A new report by Amnesty International has pointed to a growing trend of German police brutality directed at foreigners living in Germany.
The organization checked complaints filed against the German police from January 1992 to march 1995, and found that Berlin police officers were responsible for more than half of the cases of maltreatment.
The report, publicized Tuesday, said the organization was “concerned” by a growing number of “beating, stepping and other forms of violence” that had caused damaged teeth, bleeding and broken bones.
A group of police officers concerned about abuses welcomed the report, calling it “the tip of the iceberg.”
Further, foreigners who were subject to police mistreatment were prevented during their period of arraignment from contacting relatives, or to see a doctor, the report found. Police refused to accept complaints by the victims on their maltreatment.
In at least two cases, the injuries were so severe that the treatment amounted to torture, Amnesty said.

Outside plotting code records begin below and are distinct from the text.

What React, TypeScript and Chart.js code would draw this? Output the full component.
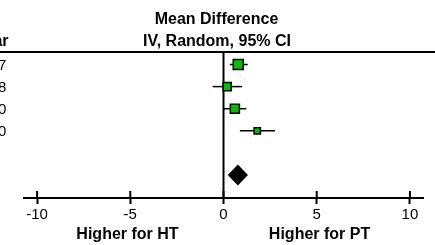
import React, { useEffect, useRef } from "react";
import { Chart, registerables } from "chart.js";

Chart.register(...registerables);

// ---- data ----
const years = ["2007", "2008", "2010", "2010"];
const meanDiff = [0.79, 0.2, 0.61, 1.81];
const ciLow = [0.34, -0.58, 0.0, 0.88];
const ciHigh = [1.3, 1.0, 1.22, 2.76];
const weights = [34.5, 23.1, 28.5, 14.0];
const pooledEst = [0.77];
const pooledLow = [0.23];
const pooledHigh = [1.31];
const tickValues = [-10, -5, 0, 5, 10];
const tickLabels = ["-10", "-5", "0", "5", "10"];
const headerLines = ["Mean Difference", "IV, Random, 95% CI"];
const yearHeader = "Year";
const favourLabels = ["Higher for HT", "Higher for PT"];

const studyRows = years.map((_, i) => i + 1);
const pooledRow = 6;
const FONT = "'Liberation Sans', Arial, sans-serif";
const GREEN = "#00c000";

const forestPlugin = {
  id: "forest",
  beforeDatasetsDraw(chart: any) {
    const { ctx, chartArea, scales } = chart;
    const xs = scales.x;
    const ys = scales.y;
    ctx.save();
    // header line
    ctx.strokeStyle = "#000";
    ctx.lineWidth = 2;
    ctx.beginPath();
    ctx.moveTo(0, chartArea.top);
    ctx.lineTo(chart.width, chartArea.top);
    ctx.stroke();
    // zero line
    const x0 = xs.getPixelForValue(0);
    ctx.beginPath();
    ctx.moveTo(x0, chartArea.top);
    ctx.lineTo(x0, chartArea.bottom);
    ctx.stroke();
    // upper halves of tick marks
    tickValues.forEach((v) => {
      const px = xs.getPixelForValue(v);
      ctx.beginPath();
      ctx.moveTo(px, chartArea.bottom - 7);
      ctx.lineTo(px, chartArea.bottom);
      ctx.stroke();
    });
    // CI whiskers
    ctx.lineWidth = 1.5;
    studyRows.forEach((r, i) => {
      const py = ys.getPixelForValue(r);
      ctx.beginPath();
      ctx.moveTo(xs.getPixelForValue(ciLow[i]), py);
      ctx.lineTo(xs.getPixelForValue(ciHigh[i]), py);
      ctx.stroke();
    });
    // pooled diamond
    const dy = ys.getPixelForValue(pooledRow);
    ctx.fillStyle = "#000";
    ctx.beginPath();
    ctx.moveTo(xs.getPixelForValue(pooledLow[0]), dy);
    ctx.lineTo(xs.getPixelForValue(pooledEst[0]), dy - 10.5);
    ctx.lineTo(xs.getPixelForValue(pooledHigh[0]), dy);
    ctx.lineTo(xs.getPixelForValue(pooledEst[0]), dy + 10.5);
    ctx.closePath();
    ctx.fill();

    // texts
    ctx.fillStyle = "#000";
    ctx.textBaseline = "alphabetic";
    ctx.font = `bold 16px ${FONT}`;
    ctx.textAlign = "center";
    ctx.fillText(headerLines[0], 216.5, 24);
    ctx.fillText(headerLines[1], 217, 46);
    ctx.textAlign = "right";
    ctx.fillText(yearHeader, 8.5, 46);
    ctx.font = `15px ${FONT}`;
    studyRows.forEach((r, i) => {
      const py = ys.getPixelForValue(r);
      ctx.fillText(years[i], 6.3, py + 5.5);
    });
    ctx.font = `bold 16px ${FONT}`;
    ctx.textAlign = "center";
    ctx.fillText(favourLabels[0], xs.getPixelForValue(-5.15), 238.5);
    ctx.fillText(favourLabels[1], xs.getPixelForValue(5.15), 238.5);
    ctx.restore();
  },
};

export default function App() {
  const ref = useRef<HTMLCanvasElement | null>(null);
  useEffect(() => {
    document.body.style.margin = "0";
    const canvas = ref.current;
    if (!canvas) return;
    const chart = new Chart(canvas, {
      type: "scatter",
      data: {
        datasets: [
          {
            data: meanDiff.map((v, i) => ({ x: v, y: studyRows[i] })),
            pointStyle: "rect",
            pointRadius: weights.map((w) => Math.sqrt(w) * 1.2),
            pointHoverRadius: weights.map((w) => Math.sqrt(w) * 1.2),
            backgroundColor: GREEN,
            borderColor: "#000",
            borderWidth: 1.5,
          },
        ],
      },
      options: {
        animation: false,
        responsive: false,
        devicePixelRatio: 1,
        events: [],
        layout: { padding: { left: 24, right: 12, top: 52, bottom: 0 } },
        plugins: { legend: { display: false }, tooltip: { enabled: false } },
        scales: {
          x: {
            type: "linear",
            min: -10.7,
            max: 10.7,
            afterBuildTicks: (s: any) => {
              s.ticks = tickValues.map((v) => ({ value: v }));
            },
            afterFit: (s: any) => {
              s.height = 47;
            },
            border: { display: true, color: "#000", width: 2 },
            grid: {
              display: true,
              drawOnChartArea: false,
              drawTicks: true,
              tickLength: 6,
              tickWidth: 2,
              tickColor: "#000",
            },
            ticks: {
              color: "#000",
              padding: 2,
              maxRotation: 0,
              autoSkip: false,
              font: { family: FONT, size: 15 },
              callback: (v: any) => {
                const idx = tickValues.indexOf(Number(v));
                return idx >= 0 ? tickLabels[idx] : "";
              },
            },
          },
          y: {
            type: "linear",
            display: false,
            reverse: true,
            min: 0.434,
            max: 7.04,
          },
        },
      },
      plugins: [forestPlugin],
    } as any);
    return () => chart.destroy();
  }, []);
  return (
    <div style={{ position: "fixed", left: 0, top: 0, width: 435, height: 245 }}>
      <canvas ref={ref} width={435} height={245} style={{ width: 435, height: 245, display: "block" }} />
    </div>
  );
}
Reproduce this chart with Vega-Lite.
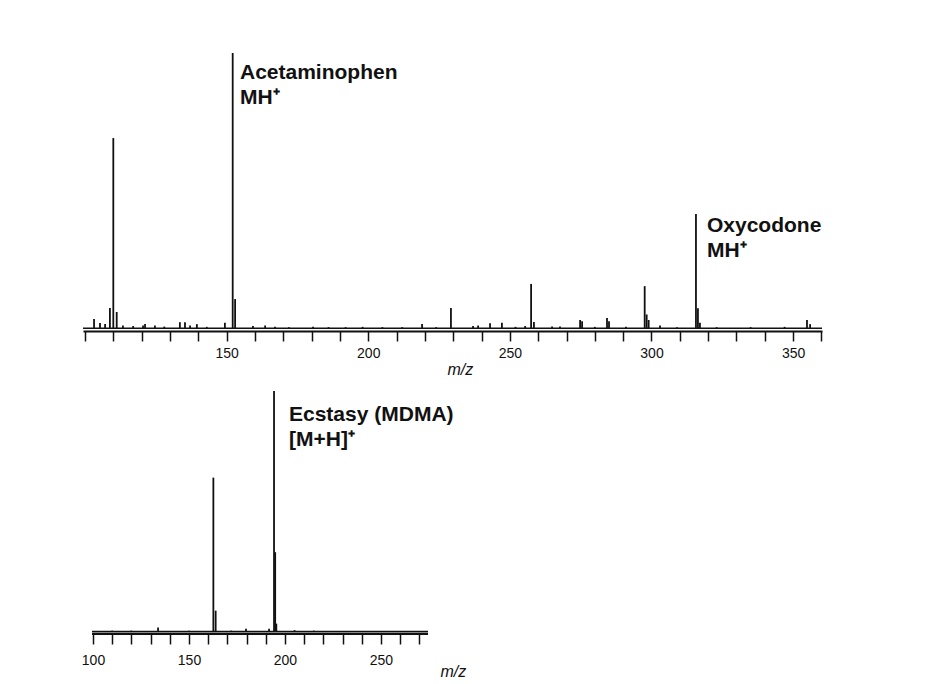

Even in cases in which official legal proceedings had been launched against police officers, only one in 20 ended with a sentence against the officer in question, according to the report.
“The identical testimonies and the regularity of the complaints led us to the consequence that it was not a matter of single events,” Michael Butler of the international secretariat of Amnesty International said at a news conference Tuesday in Bonn.
He said the findings were “particularly alarming” in the face of the growing number of anti-foreigner and racist incidents that have plagued Germany since its reunification in 1990.
“At a period when aliens living in Germany particularly need the protection of police,” Butler said in the report, they have been confronted instead with police officers’ fists, boots and clubs.